[Figure scripts]
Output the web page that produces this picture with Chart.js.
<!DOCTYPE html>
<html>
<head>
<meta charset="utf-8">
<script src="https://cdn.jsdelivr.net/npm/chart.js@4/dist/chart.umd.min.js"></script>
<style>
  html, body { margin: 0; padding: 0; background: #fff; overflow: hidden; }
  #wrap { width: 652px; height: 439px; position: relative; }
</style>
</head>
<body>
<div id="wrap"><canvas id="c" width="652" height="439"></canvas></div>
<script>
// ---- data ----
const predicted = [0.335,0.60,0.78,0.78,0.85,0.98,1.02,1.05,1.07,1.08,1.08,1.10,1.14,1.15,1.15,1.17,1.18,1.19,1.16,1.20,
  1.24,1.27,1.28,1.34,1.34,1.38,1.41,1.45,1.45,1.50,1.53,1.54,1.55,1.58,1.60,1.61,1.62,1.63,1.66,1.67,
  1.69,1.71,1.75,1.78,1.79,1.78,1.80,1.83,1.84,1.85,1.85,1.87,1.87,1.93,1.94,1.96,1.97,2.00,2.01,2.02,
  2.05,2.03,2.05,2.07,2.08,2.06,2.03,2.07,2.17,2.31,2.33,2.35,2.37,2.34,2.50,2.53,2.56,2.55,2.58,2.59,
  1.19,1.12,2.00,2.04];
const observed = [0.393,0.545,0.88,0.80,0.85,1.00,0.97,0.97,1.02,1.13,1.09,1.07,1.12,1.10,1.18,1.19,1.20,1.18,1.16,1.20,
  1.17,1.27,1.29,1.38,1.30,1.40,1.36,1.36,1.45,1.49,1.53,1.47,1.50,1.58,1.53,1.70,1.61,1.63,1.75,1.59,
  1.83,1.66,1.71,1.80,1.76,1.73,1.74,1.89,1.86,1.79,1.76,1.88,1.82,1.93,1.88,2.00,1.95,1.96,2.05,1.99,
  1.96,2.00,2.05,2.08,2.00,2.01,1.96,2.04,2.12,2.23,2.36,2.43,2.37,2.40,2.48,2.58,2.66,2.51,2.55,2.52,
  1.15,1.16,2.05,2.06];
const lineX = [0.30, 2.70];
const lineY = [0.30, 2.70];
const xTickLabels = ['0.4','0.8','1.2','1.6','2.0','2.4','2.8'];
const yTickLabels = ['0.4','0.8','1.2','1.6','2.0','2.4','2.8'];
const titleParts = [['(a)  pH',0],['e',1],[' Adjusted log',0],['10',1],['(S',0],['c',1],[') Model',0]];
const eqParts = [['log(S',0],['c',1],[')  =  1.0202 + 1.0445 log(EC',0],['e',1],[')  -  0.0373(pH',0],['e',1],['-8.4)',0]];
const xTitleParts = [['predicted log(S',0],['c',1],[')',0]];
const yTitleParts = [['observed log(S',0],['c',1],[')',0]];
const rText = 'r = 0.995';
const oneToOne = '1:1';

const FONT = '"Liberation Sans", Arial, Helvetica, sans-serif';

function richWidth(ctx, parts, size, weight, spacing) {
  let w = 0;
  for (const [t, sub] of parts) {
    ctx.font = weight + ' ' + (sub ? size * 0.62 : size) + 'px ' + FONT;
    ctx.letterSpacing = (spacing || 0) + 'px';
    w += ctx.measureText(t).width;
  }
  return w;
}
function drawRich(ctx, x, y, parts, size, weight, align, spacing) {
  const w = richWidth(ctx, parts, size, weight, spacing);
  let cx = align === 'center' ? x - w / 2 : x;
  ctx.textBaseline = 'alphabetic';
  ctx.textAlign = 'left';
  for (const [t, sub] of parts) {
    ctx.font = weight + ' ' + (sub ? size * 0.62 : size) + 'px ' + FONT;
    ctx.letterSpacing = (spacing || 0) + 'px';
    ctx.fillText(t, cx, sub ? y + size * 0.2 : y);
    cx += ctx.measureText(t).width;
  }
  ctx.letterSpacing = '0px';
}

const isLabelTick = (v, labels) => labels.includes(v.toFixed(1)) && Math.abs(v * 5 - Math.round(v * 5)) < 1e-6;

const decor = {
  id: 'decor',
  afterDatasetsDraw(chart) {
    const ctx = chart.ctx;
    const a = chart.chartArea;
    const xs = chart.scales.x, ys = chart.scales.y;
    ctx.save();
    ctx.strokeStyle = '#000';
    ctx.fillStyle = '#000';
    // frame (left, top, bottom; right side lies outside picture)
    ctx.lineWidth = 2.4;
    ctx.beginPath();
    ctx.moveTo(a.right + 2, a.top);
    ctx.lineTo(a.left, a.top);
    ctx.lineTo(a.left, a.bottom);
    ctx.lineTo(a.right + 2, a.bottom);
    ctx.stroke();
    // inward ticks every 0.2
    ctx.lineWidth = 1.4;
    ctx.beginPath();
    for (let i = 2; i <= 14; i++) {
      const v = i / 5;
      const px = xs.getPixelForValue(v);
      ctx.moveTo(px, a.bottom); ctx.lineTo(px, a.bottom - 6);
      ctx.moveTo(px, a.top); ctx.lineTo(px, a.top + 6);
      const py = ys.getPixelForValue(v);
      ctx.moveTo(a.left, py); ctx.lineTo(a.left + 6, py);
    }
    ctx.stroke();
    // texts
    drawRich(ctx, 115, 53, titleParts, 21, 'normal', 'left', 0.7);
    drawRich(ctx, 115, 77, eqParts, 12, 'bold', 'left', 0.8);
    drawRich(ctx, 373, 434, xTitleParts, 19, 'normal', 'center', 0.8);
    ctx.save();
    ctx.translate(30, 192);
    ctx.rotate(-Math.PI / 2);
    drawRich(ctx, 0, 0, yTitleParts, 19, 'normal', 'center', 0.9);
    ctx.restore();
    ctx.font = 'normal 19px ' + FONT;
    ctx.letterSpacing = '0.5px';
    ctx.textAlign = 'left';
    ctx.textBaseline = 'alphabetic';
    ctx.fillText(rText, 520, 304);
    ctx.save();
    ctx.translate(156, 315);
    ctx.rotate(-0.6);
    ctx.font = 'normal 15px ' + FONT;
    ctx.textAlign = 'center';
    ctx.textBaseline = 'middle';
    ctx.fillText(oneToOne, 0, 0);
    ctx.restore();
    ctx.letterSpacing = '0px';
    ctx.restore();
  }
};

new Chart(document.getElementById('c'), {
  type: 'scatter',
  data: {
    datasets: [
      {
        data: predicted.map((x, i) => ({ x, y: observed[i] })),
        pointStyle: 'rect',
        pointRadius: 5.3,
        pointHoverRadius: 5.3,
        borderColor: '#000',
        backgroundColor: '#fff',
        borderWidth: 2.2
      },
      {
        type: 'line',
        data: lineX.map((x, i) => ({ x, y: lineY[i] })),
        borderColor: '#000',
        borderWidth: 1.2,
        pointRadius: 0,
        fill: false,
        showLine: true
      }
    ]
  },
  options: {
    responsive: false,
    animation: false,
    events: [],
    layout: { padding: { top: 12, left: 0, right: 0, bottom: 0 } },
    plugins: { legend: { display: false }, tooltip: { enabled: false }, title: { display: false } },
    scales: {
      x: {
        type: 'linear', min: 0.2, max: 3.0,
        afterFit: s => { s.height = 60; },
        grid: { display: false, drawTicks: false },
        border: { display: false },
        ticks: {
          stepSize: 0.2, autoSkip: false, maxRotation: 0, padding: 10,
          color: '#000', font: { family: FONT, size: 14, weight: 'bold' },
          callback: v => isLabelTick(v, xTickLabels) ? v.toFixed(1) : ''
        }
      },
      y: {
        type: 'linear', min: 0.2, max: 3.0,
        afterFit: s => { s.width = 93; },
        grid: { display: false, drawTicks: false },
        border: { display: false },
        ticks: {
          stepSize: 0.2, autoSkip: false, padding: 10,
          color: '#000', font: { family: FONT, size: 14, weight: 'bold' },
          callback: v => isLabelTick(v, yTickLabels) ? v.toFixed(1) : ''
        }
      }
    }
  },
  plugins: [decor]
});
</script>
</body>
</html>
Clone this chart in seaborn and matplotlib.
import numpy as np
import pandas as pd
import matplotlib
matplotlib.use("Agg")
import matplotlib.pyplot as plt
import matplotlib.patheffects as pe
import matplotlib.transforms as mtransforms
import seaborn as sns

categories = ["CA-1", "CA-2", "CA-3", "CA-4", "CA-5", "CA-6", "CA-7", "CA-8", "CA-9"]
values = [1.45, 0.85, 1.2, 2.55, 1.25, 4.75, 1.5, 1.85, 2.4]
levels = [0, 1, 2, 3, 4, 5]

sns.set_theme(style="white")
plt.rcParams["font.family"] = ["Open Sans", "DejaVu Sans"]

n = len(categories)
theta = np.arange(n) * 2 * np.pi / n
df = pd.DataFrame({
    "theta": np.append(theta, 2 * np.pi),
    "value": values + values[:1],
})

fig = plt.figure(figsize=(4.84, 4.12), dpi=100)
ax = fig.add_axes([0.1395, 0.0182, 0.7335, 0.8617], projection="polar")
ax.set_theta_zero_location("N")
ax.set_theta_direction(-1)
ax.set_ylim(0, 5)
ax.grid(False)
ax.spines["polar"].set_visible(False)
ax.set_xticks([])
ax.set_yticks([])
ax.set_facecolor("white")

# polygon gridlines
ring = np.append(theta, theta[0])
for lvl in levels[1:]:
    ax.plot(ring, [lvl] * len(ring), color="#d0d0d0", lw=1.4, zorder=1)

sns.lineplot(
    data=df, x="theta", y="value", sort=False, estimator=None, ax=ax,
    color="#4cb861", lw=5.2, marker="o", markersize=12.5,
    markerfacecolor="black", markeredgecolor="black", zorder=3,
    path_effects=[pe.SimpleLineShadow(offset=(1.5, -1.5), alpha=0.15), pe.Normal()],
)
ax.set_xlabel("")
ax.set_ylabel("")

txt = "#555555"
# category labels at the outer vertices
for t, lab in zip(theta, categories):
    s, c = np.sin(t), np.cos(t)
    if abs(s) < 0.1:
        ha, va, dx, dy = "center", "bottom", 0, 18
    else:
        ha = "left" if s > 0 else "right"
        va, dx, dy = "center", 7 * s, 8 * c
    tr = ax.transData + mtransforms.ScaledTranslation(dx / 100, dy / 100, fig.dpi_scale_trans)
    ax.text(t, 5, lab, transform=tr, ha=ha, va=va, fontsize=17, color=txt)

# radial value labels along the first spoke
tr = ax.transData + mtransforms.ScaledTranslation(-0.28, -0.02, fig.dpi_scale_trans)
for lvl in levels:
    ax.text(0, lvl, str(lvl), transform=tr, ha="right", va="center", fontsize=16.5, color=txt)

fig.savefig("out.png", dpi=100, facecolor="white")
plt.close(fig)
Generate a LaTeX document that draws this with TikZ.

▶ Directions
Copy down every line of the entries containing the word "that".

▶ Result
Output the web page that produces this picture with Chart.js.
Generate a LaTeX document that draws this with TikZ.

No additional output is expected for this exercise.